- Born: 29 January 1956 (age 70)
- Genres: World music; Electronica le-ie Tribal;
- Occupation: Singer-songwriter;
- Instruments: Vocals; keyboards;
- Years active: 1978–2002
- Labels: EMI; Wop-Bop; Eldorado; Universal;

= May East =

May East (also known as Maria Elisa Capparelli Pinheiro) is a British/Brazilian urbanist, educator, singer and songwriter. Over the years she has considered herself an artivist.

==Early musical career==
East comes from an artistic community stretching between São Paulo and Rio de Janeiro, Brazil. East's art expressed a deep concern for Brazil's environment both in the major cities and the country's interior, specially the rainforests of the Amazon.

East started her career as a singer in the band Gang 90 & Absurdettes in 1981. Their songs mixed new-wave with beatnik poetry and a female choir, inspired by the new-wave band The B-52s. Gang 90 is considered to be the predecessor of all Brazilian new-wave bands of the 80s.

In 1982 she collaborated with the independent TVDO videoart group and in partnership with the producer Nelson Motta co-produced the TV program Mocidade Independente for TV Bandeirantes.

In 1984 she released her first single, "Fire in the jungle/Índio", in Brazil, The Netherlands and Japan with EMI. Fire in the Jungle became a soundtrack for the film Areias Escaldantes directed by Francisco de Paula.

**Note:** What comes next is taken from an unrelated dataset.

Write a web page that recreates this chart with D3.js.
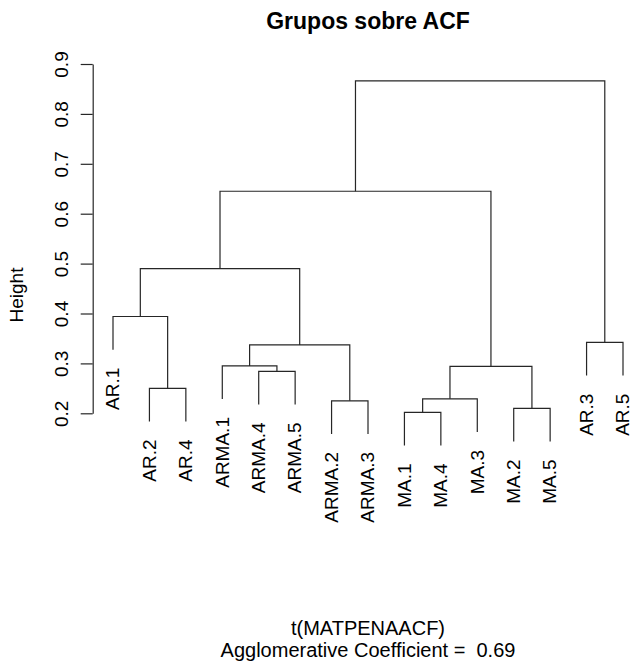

Some months later, her first album, Remota Batucada was launched. The music was an original brand of electronica, folk music, and new wave pop and was coined as "tribal ie-ie". East also released the albums Tabapora and Charites. She moved to England and then to the Scottish community of Findhorn, where she focused on ecological activism and began giving lectures and seminars. In the late 90s she released the albums: Cave of the Heart (with the Findhorn Community Chorus) and Cosmic Breath (with her ex-husband Craig Gibsone); and 1001 Faces (solo album) in 2002.

==Career==
East has played a role in developing relationships between the United Nations and the Findhorn Ecovillage, culminating in the establishment of CIFAL Scotland in 2006. The United Nations Institute for Training and Research affiliated training centre for Northern Europe operated for 10 years as a hub for capacity building, leadership and knowledge sharing between local and regional authorities, international organisations, the private sector and civil society under East's leadership.

She is the co-founder and Chief Executive of Gaia Education, an international consortium of sustainability designers and educators from research and development centers for carbon-constrained lifestyles.

East was included in the 100 Global Sustain Ability Leaders list for three years in a row (2011, 2012 and 2013). The list was created by Ken Hickson, Chairman/CEO of Sustain Ability Showcase Asia and ABC Carbon, and recognises 100 people worldwide who have provided leadership in the field of sustainability.

In 2019, East received the Women of the Decade in Sustainability & Leadership Award presented by the Women Economic Forum and All Ladies League.

A UNITAR Fellow, she has an MSc in Spatial Planning with specialisation in integrated approaches for the regeneration of abandoned towns in southern Italy, which makes the case for the reactivation of abandoned settlements, the so-called ghost towns in southern Europe, as an alternative housing solution that comes with embedded collective memory and offers 'locally adaptable, culturally rooted' opportunities for communities. She has contributed a chapter of her findings to the book From Conflict to Inclusion in Housing: Interaction of Communities, Residents and Activists.

East is one of the co-founders of the Global Ecovillage Network and has lived for 15 years in the Findhorn Ecovillage, where she established a new strand of Education for Sustainable Development.

She holds a PhD in Architecture and Urban Planning with the University of Dundee on the topic What if Women Designed the City?

Since 2013, East has contributed articles to publications including The Scotsman,
The Guardian, The Nature of Cities, The Conversation, the Scientific Journal of the European Ecocycles Society,
and Sustainability published by MDPI. She is the author of What if Women Designed the City? 33 leverage points for your city to work better form women and girls published by Triarchy Press in 2024, published in Portuguese by Bambual Editora in 2025, and in Spanish by Ecohabitar Editorial in 2025.